The parties to a divorce may engage in a variety of processes to resolve the issues that need to be settled. Some parties choose to work with a mediator or other form of alternative dispute resolution (see Chapter 10.1) in an attempt to reach a settlement without Court intervention. In other cases, the parties rely on their attorneys to work together to resolve a case. Many parties are able to reach a complete resolution of the issues without an attorney or with minimum assistance from an attorney.

Often, the most difficult issues to resolve are those relating to the children of the marriage. The parties must agree upon the issues relating to decision-making and parenting time, or have the Court impose its decision upon the parties. The Court will look to the best interests of the child when evaluating the agreement of the parties or when resolving these issues itself. If the Court determines that it needs more information about what is in the best interest of the child, the court may appoint a special advocate to help inform the court. In addition, questions relating to child support must be answered. Whenever there are children involved in a divorce, the Court will require both parents to attend parenting classes and provide proof to the court of the successful completion of the course.

The amount of child support one party must pay depends upon the amount of time the child spends with each party and the respective incomes of the parties. The specific amount is determined by a formula established by the legislature. (A program to make this calculation is available on the web page.) The goal of the formula is to ensure that the child receives the same sort of financial support that the child would have received if the parents had not divorced.

By contrast, maintenance (which used to be referred to as alimony) is not required. Maintenance is usually a temporary measure, designed to give one party to a divorce some financial support for a limited amount of time until that party can take care of his or her own needs without assistance.

A divorce action is completed by the Court's entry of a Final Decree of Dissolution.
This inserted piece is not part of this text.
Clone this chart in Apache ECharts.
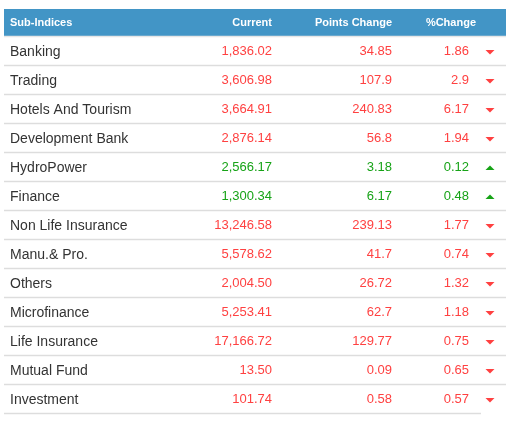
<!DOCTYPE html>
<html>
<head>
<meta charset="utf-8">
<script src="https://cdn.jsdelivr.net/npm/echarts@6/dist/echarts.min.js"></script>
<style>
  html, body { margin: 0; padding: 0; background: #fff; }
  #main { width: 515px; height: 423px; }
</style>
</head>
<body>
<div id="main"></div>
<script>
// 表头
var columns = ['Sub-Indices', 'Current', 'Points Change', '%Change'];

// 各行数据（涨跌为带符号数值，表中显示绝对值）
var names = ['Banking', 'Trading', 'Hotels And Tourism', 'Development Bank', 'HydroPower', 'Finance',
  'Non Life Insurance', 'Manu.& Pro.', 'Others', 'Microfinance', 'Life Insurance', 'Mutual Fund', 'Investment'];
var current = [1836.02, 3606.98, 3664.91, 2876.14, 2566.17, 1300.34, 13246.58, 5578.62, 2004.50, 5253.41, 17166.72, 13.50, 101.74];
var pointsChange = [-34.85, -107.9, -240.83, -56.8, 3.18, 6.17, -239.13, -41.7, -26.72, -62.7, -129.77, -0.09, -0.58];
var pctChange = [-1.86, -2.9, -6.17, -1.94, 0.12, 0.48, -1.77, -0.74, -1.32, -1.18, -0.75, -0.65, -0.57];

var RED = '#ff4141';
var GREEN = '#17a317';
var FONT = '13px "Liberation Sans", Arial, sans-serif';
var NAME_FONT = '14px "Liberation Sans", Arial, sans-serif';
var HEAD_FONT = 'bold 11px "Liberation Sans", Arial, sans-serif';

var chart = echarts.init(document.getElementById('main'));

function fmtCurrent(v) {
  return v.toLocaleString('en-US', { minimumFractionDigits: 2, maximumFractionDigits: 2 });
}

function renderRow(params, api) {
  var i = params.dataIndex;
  var cs = params.coordSys;
  var y = api.coord([0, i])[1];
  var h = api.size([0, 1])[1];
  var up = pointsChange[i] > 0;
  var color = up ? GREEN : RED;
  var left = cs.x;
  var children = [];

  children.push({ type: 'text', style: { text: names[i], x: left + 6, y: y + 0.5, align: 'left', verticalAlign: 'middle', fill: '#333', font: NAME_FONT } });
  children.push({ type: 'text', style: { text: fmtCurrent(current[i]), x: left + 268, y: y, align: 'right', verticalAlign: 'middle', fill: color, font: FONT } });
  children.push({ type: 'text', style: { text: String(Math.abs(pointsChange[i])), x: left + 388, y: y, align: 'right', verticalAlign: 'middle', fill: color, font: FONT } });
  children.push({ type: 'text', style: { text: String(Math.abs(pctChange[i])), x: left + 465, y: y, align: 'right', verticalAlign: 'middle', fill: color, font: FONT } });

  // 箭头
  var ax = left + 486;
  var pts = up
    ? [[ax - 4.5, y + 2.5], [ax + 4.5, y + 2.5], [ax, y - 2]]
    : [[ax - 4.5, y - 1.5], [ax + 4.5, y - 1.5], [ax, y + 3]];
  children.push({ type: 'polygon', shape: { points: pts }, style: { fill: color } });

  // 行分隔线
  var lineEnd = i === names.length - 1 ? left + 477 : left + cs.width;
  var by = Math.round(y + h / 2) - 0.5;
  children.push({ type: 'line', shape: { x1: left, y1: by, x2: lineEnd, y2: by }, style: { stroke: '#dddddd', lineWidth: 1.5 } });
  if (i === 0) {
    var ty = Math.round(y - h / 2) - 0.5;
    children.push({ type: 'line', shape: { x1: left, y1: ty, x2: left + cs.width, y2: ty }, style: { stroke: '#e6e6e6', lineWidth: 1.5 } });
  }
  return { type: 'group', children: children };
}

var headX = [10, 272, 392, 476];
var headAlign = ['left', 'right', 'right', 'right'];

var option = {
  animation: false,
  grid: { left: 4, right: 9, top: 37, bottom: 9 },
  xAxis: { type: 'value', min: 0, max: 1, show: false },
  yAxis: { type: 'category', data: names, inverse: true, show: false },
  graphic: [
    { type: 'rect', left: 4, top: 9, shape: { width: 502, height: 28 }, style: { fill: '#4295c6' }, z: 0 }
  ].concat(columns.map(function (c, k) {
    return {
      type: 'text', z: 1,
      style: { text: c, x: headX[k], y: 23, align: headAlign[k], verticalAlign: 'middle', fill: '#fff', font: HEAD_FONT }
    };
  })),
  series: [{
    type: 'custom',
    renderItem: renderRow,
    clip: false,
    data: names.map(function (n, i) { return [0, i]; })
  }]
};

chart.setOption(option);
</script>
</body>
</html>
The Final Decree must address all the issues relating to payment of debts and division of property. The court will look to see if the division of debts and property is equitable; this often, but not always, means a 50 - 50 split of property and debts. If there are children, parenting time and child support issues must be fully resolved in the final decree. The final orders of the Court consist either of a Separation Agreement that sets forth the agreements reached by the parties or, if the parties cannot agree, the permanent orders as determined to be appropriate by the Court. The final decree is final: it terminates the marriage permanently. The decree may be modified, however, with regard to maintenance and the issues relating to any children, upon a showing of changed circumstances.

If both parties are represented by counsel and have filed a Separation Agreement, the Court may enter a Final Decree without holding a hearing. The same is true even if the parties are not represented by counsel, as long as there are no children involved and the parties have filed a Separation Agreement. However, a court hearing is required whenever one party is not represented and children are involved.

As noted, a court cannot enter final orders dissolving a marriage until at least ninety days have passed from the commencement of the action as described above. A dissolution generally takes longer than that; it is not unusual for a dissolution to take a year from start to finish. The length of time it takes depends largely on the willingness and ability of the parties to resolve their issues and differences amicably.